Love it or hate it, that’s America right now.
Stray observations
- I mentioned Nathan For You last week, but failed to notice that Nathan Fielder was one of Who Is America’s consulting producers! He also co-wrote and co-directed tonight’s episode, which is very exciting news. Which segment do you think he had a hand in? Cain-N’Degeocello’s mosque meet-up certainly felt Fielder-esque.
- We met a new character tonight! In lieu of Rick Sherman, the artistic ex-con, Baron Cohen introduced Gio Monaldo, a “billionaire playboy and fashion photographer.” Here, he duped former Bachelor contestant Corinne Olympios into claiming she helped save Ebola victims in West Africa. She also says she stopped a 6,000-person “massacre” because a “warlord” recognized her from TV. “It really helped with the whole massacre situation,” she hilariously says of her chat with the warlord. It was a fun, Brüno-esque segment, and a welcome break from the show’s political bent, that revels in Baron Cohen’s love for exposing the shallow, do-anything nature of celebrity culture. Olympios spoke about her experience on the series to EW, and, while you can feel for her disorientation during filming, her recounting is riddled with plot holes, especially after watching the episode.

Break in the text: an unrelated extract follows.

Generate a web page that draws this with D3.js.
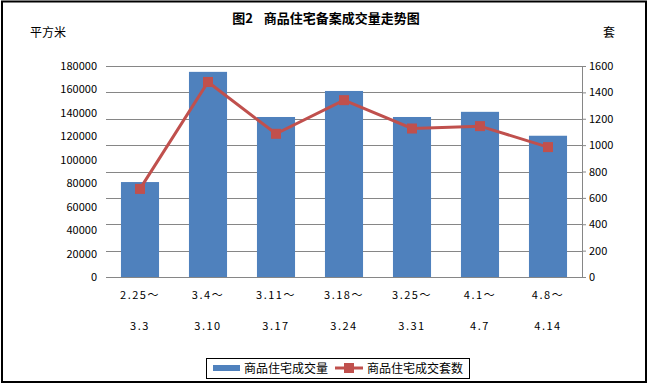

- We also saw Billy Wayne Ruddick again, here interviewing Nightline journalist Ted Koppel about fake news. It’s funny enough, and I love Baron Cohen’s performance as Ruddick, but the character remains fairly one note, if only because he’s been interviewing left-wing personalities who Baron Cohen uses not as a source of satire, but as a means to satirize the character itself. Considering we know Ruddick is involved in the forthcoming Sarah Palin stunt, the character’s best is most likely yet to come.
- “Remember, when you launch a grenade, you launch a dream.” Olympios would’ve fit right in as a Kinderguardians spokesperson.